[START Recorded information]

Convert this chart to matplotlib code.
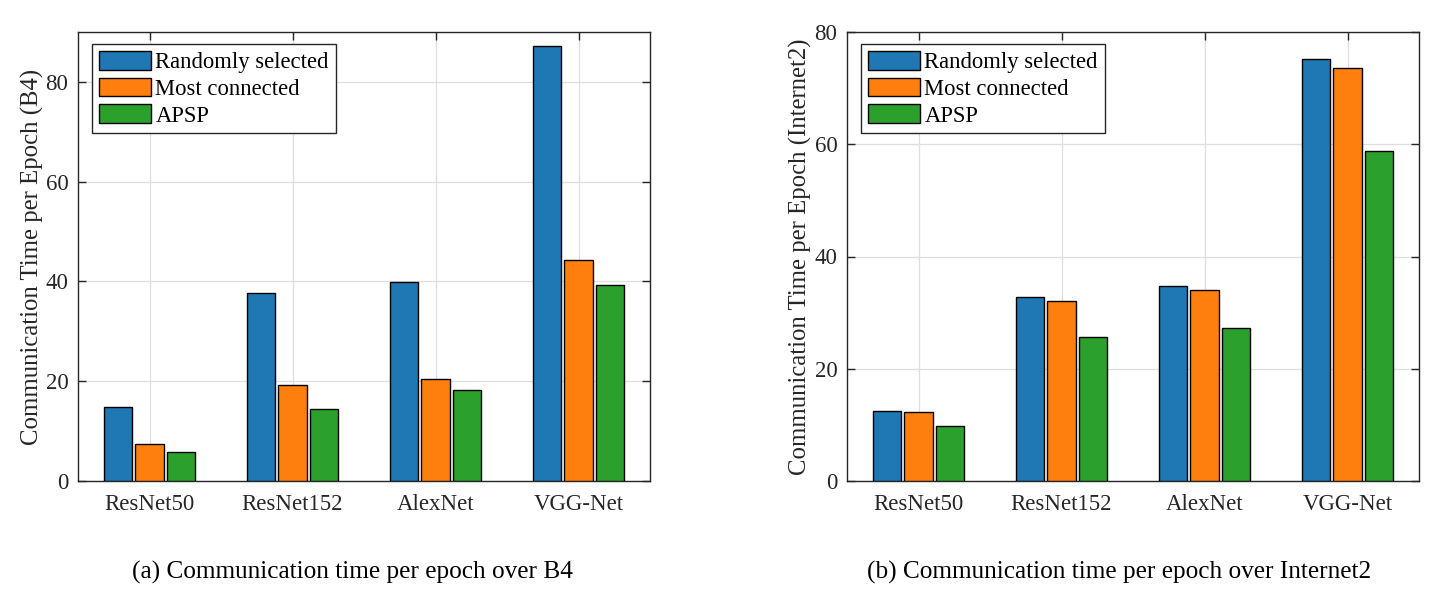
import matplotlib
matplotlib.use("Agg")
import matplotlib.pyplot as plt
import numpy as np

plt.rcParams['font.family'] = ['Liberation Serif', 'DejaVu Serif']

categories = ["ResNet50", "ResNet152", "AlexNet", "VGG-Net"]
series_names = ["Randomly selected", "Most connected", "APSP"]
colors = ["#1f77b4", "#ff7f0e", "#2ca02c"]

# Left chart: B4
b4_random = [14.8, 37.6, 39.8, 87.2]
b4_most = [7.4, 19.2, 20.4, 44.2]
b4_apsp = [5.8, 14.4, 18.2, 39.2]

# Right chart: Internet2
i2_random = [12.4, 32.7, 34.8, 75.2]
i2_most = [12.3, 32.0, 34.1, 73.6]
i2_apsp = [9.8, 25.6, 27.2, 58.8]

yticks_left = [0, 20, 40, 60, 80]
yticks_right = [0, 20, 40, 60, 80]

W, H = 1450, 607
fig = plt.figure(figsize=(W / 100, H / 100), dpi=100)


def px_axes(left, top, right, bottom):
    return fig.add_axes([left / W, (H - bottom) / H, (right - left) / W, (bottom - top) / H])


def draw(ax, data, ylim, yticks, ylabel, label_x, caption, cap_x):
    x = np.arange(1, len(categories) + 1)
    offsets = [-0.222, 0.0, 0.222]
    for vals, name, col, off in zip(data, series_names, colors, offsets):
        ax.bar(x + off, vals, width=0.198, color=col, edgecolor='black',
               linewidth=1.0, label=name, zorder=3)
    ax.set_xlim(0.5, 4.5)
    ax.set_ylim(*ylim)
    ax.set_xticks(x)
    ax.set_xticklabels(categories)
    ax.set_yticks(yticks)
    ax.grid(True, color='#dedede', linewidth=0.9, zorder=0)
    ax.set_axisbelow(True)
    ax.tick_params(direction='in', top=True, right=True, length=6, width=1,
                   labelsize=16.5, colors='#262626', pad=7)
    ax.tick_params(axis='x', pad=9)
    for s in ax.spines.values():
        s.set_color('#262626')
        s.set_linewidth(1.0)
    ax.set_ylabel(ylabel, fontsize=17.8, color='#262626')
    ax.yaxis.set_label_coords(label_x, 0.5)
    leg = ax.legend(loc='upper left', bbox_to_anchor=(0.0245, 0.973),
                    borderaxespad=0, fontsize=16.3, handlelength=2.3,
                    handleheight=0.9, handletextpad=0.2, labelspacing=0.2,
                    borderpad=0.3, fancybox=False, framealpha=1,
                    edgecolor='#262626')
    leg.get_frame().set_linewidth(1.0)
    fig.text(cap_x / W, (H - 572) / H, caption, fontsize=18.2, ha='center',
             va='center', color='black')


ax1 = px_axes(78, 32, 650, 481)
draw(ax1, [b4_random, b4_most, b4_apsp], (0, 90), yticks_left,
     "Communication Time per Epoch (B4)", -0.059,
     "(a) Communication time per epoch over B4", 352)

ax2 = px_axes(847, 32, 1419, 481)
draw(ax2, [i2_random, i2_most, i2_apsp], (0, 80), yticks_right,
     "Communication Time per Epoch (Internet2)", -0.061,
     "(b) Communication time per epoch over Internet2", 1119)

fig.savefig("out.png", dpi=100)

[END Recorded information]
[START Recorded information]

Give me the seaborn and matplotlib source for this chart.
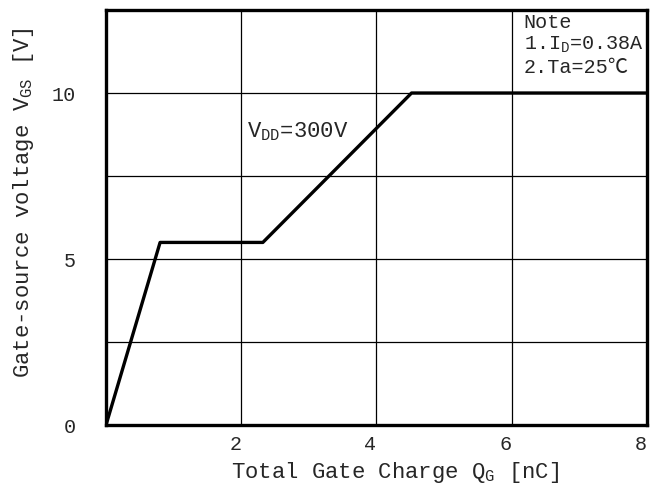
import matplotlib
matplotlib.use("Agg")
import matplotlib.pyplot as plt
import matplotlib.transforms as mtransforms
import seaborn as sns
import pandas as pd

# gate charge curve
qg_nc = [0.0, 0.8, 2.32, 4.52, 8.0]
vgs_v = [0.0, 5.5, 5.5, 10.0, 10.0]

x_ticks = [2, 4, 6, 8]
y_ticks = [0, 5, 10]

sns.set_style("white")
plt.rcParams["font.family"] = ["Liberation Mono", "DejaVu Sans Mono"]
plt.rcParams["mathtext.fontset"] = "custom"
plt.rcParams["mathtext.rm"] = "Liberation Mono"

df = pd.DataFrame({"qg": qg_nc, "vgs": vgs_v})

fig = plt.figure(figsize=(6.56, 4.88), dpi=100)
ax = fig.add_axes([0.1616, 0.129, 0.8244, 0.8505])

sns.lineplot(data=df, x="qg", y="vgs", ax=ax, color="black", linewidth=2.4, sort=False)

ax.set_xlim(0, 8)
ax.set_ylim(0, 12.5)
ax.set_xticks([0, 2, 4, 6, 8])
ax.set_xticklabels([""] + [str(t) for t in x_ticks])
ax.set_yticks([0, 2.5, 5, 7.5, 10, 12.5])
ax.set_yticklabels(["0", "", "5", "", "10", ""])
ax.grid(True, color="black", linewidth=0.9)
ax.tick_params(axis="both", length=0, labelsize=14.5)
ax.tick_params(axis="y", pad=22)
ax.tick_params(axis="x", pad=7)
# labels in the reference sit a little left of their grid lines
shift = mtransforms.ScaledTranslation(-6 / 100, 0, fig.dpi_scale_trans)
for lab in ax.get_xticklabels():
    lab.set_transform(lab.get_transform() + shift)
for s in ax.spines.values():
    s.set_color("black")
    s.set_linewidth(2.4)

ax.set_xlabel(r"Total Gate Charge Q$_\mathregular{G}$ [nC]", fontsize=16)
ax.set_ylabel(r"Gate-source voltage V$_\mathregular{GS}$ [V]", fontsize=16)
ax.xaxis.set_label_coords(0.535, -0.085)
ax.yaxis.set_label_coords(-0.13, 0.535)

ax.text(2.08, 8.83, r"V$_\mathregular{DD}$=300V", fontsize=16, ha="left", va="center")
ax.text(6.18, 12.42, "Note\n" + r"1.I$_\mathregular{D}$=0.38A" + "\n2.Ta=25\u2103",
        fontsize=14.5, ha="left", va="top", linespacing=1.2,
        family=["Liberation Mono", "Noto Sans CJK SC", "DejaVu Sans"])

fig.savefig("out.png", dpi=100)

[END Recorded information]

◆ Exercise brief ◆
Output nothing except the lines from the one containing "Convert this chart to matplotlib code." through the one containing "b4_apsp = [5.8, 14.4, 18.2, 39.2]", both kept, with the pictures removed.

◆ Full response ◆
Convert this chart to matplotlib code.
import matplotlib
matplotlib.use("Agg")
import matplotlib.pyplot as plt
import numpy as np

plt.rcParams['font.family'] = ['Liberation Serif', 'DejaVu Serif']

categories = ["ResNet50", "ResNet152", "AlexNet", "VGG-Net"]
series_names = ["Randomly selected", "Most connected", "APSP"]
colors = ["#1f77b4", "#ff7f0e", "#2ca02c"]

# Left chart: B4
b4_random = [14.8, 37.6, 39.8, 87.2]
b4_most = [7.4, 19.2, 20.4, 44.2]
b4_apsp = [5.8, 14.4, 18.2, 39.2]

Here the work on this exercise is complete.